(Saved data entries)

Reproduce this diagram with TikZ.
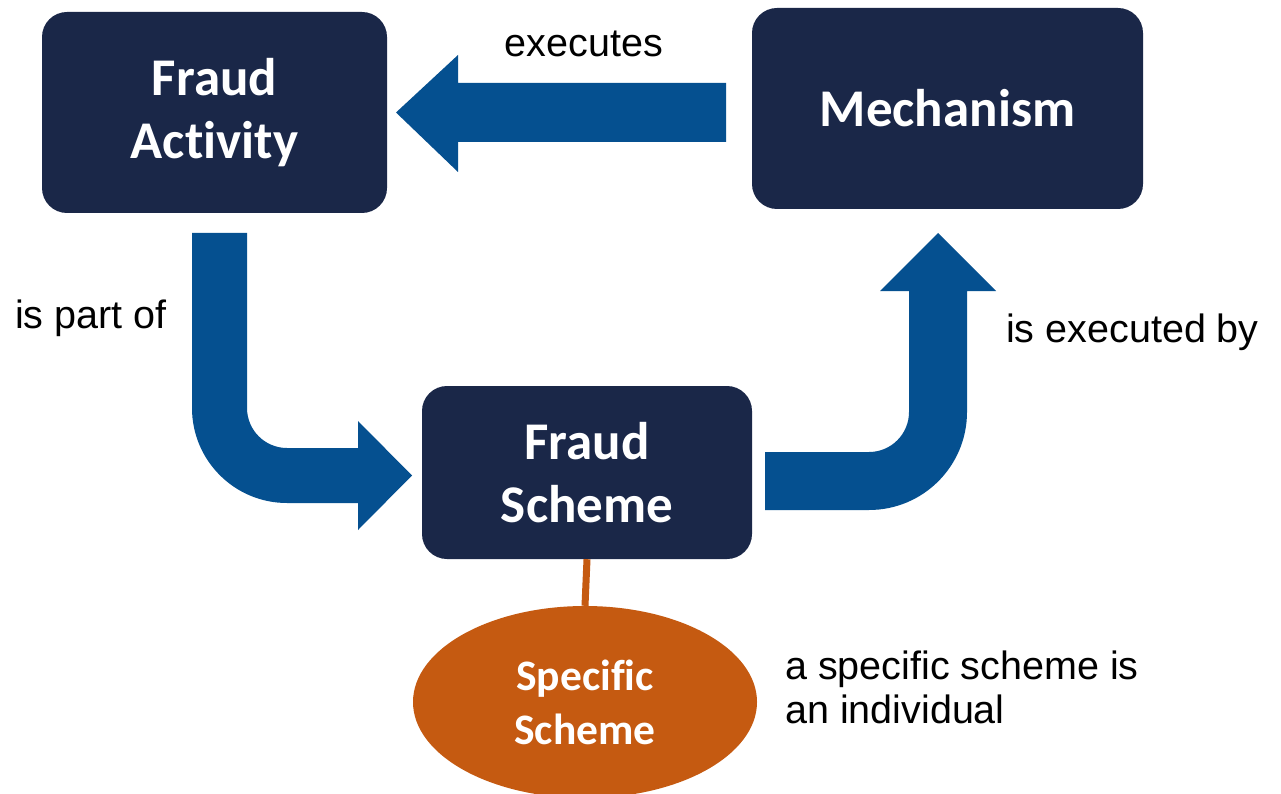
\documentclass[tikz,border=0pt]{standalone}
\usepackage{fontspec}
\setmainfont{Liberation Sans}
\newfontfamily\boxfont[Ligatures={NoCommon}]{Carlito}
\usetikzlibrary{shapes.geometric}
\definecolor{navy}{RGB}{26,39,72}
\definecolor{arrowblue}{RGB}{5,80,144}
\definecolor{rust}{RGB}{197,90,17}
\begin{document}
\begin{tikzpicture}[x=1pt,y=-1pt,
  box/.style={rectangle,rounded corners=25pt,fill=navy,text=white,inner sep=0pt,
    align=center,font=\boxfont\bfseries\fontsize{53}{63.5}\selectfont},
  blob/.style={ellipse,fill=rust,text=white,inner sep=0pt,align=center,
    font=\boxfont\bfseries\fontsize{43.5}{54}\selectfont},
  lbl/.style={text=black,inner sep=0pt,font=\fontsize{39.5}{44}\selectfont},
  blockarrow/.style={fill=arrowblue,draw=none}]
\useasboundingbox (0,0) rectangle (1281,794);
\fill[white] (0,0) rectangle (1281,794);

% nodes
\node[box,minimum width=345pt,minimum height=201pt] (FA) at (214.5,112.5) {Fraud\\Activity};
\node[box,minimum width=391pt,minimum height=201pt] (M) at (947.5,108.5) {Mechanism};
\node[box,minimum width=330pt,minimum height=173pt] (FS) at (587,472.5) {Fraud\\Scheme};
\node[blob,minimum width=344pt,minimum height=192pt] (SS) at (585,702) {Specific\\Scheme};

% connector to specific scheme
\draw[rust,line width=7pt] (FS.south) -- (SS.north);

% executes arrow (Mechanism -> Fraud Activity)
\fill[blockarrow] (726,83) -- (458,83) -- (458,55) -- (396,112.5) -- (458,172)
  -- (458,142) -- (726,142) -- cycle;

% is part of arrow (Fraud Activity -> Fraud Scheme)
\fill[blockarrow] (192,233) -- (192,408) arc[start angle=180,end angle=90,radius=95]
  -- (358,503) -- (358,530) -- (412,475.5) -- (358,421) -- (358,448) -- (287,448)
  arc[start angle=90,end angle=180,radius=40] -- (247,233) -- cycle;

% is executed by arrow (Fraud Scheme -> Mechanism)
\fill[blockarrow] (765,452) -- (869,452) arc[start angle=90,end angle=0,radius=40]
  -- (909,291) -- (880,291) -- (938,233) -- (996,291) -- (967,291) -- (967,412)
  arc[start angle=0,end angle=90,radius=98] -- (765,510) -- cycle;

% labels
\node[lbl,anchor=base] (lexec) at (584,57) {executes};
\node[lbl,anchor=base west] (lpart) at (15,328) {is part of};
\node[lbl,anchor=base west] (lexby) at (1006,342) {is executed by};
\node[lbl,anchor=base west] (lind1) at (785,679) {a specific scheme is};
\node[lbl,anchor=base west] (lind2) at (785,723) {an individual};
\end{tikzpicture}
\end{document}
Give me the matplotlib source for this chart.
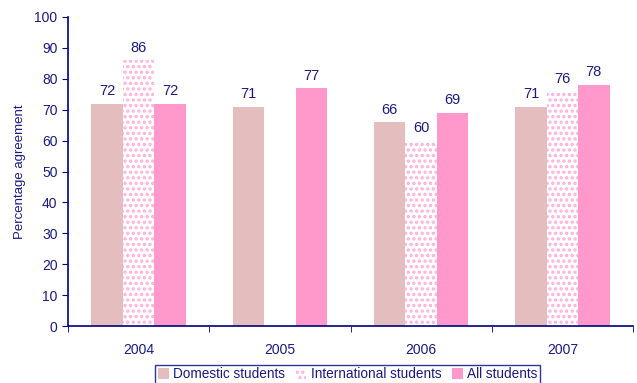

### Set task
Return only the lines running from the start of the entries above to the line that contains "-- (458,142) -- (726,142) -- cycle;", inclusive, and omit every picture.

### Output of the task
Reproduce this diagram with TikZ.
\documentclass[tikz,border=0pt]{standalone}
\usepackage{fontspec}
\setmainfont{Liberation Sans}
\newfontfamily\boxfont[Ligatures={NoCommon}]{Carlito}
\usetikzlibrary{shapes.geometric}
\definecolor{navy}{RGB}{26,39,72}
\definecolor{arrowblue}{RGB}{5,80,144}
\definecolor{rust}{RGB}{197,90,17}
\begin{document}
\begin{tikzpicture}[x=1pt,y=-1pt,
  box/.style={rectangle,rounded corners=25pt,fill=navy,text=white,inner sep=0pt,
    align=center,font=\boxfont\bfseries\fontsize{53}{63.5}\selectfont},
  blob/.style={ellipse,fill=rust,text=white,inner sep=0pt,align=center,
    font=\boxfont\bfseries\fontsize{43.5}{54}\selectfont},
  lbl/.style={text=black,inner sep=0pt,font=\fontsize{39.5}{44}\selectfont},
  blockarrow/.style={fill=arrowblue,draw=none}]
\useasboundingbox (0,0) rectangle (1281,794);
\fill[white] (0,0) rectangle (1281,794);

% nodes
\node[box,minimum width=345pt,minimum height=201pt] (FA) at (214.5,112.5) {Fraud\\Activity};
\node[box,minimum width=391pt,minimum height=201pt] (M) at (947.5,108.5) {Mechanism};
\node[box,minimum width=330pt,minimum height=173pt] (FS) at (587,472.5) {Fraud\\Scheme};
\node[blob,minimum width=344pt,minimum height=192pt] (SS) at (585,702) {Specific\\Scheme};

% connector to specific scheme
\draw[rust,line width=7pt] (FS.south) -- (SS.north);

% executes arrow (Mechanism -> Fraud Activity)
\fill[blockarrow] (726,83) -- (458,83) -- (458,55) -- (396,112.5) -- (458,172)
  -- (458,142) -- (726,142) -- cycle;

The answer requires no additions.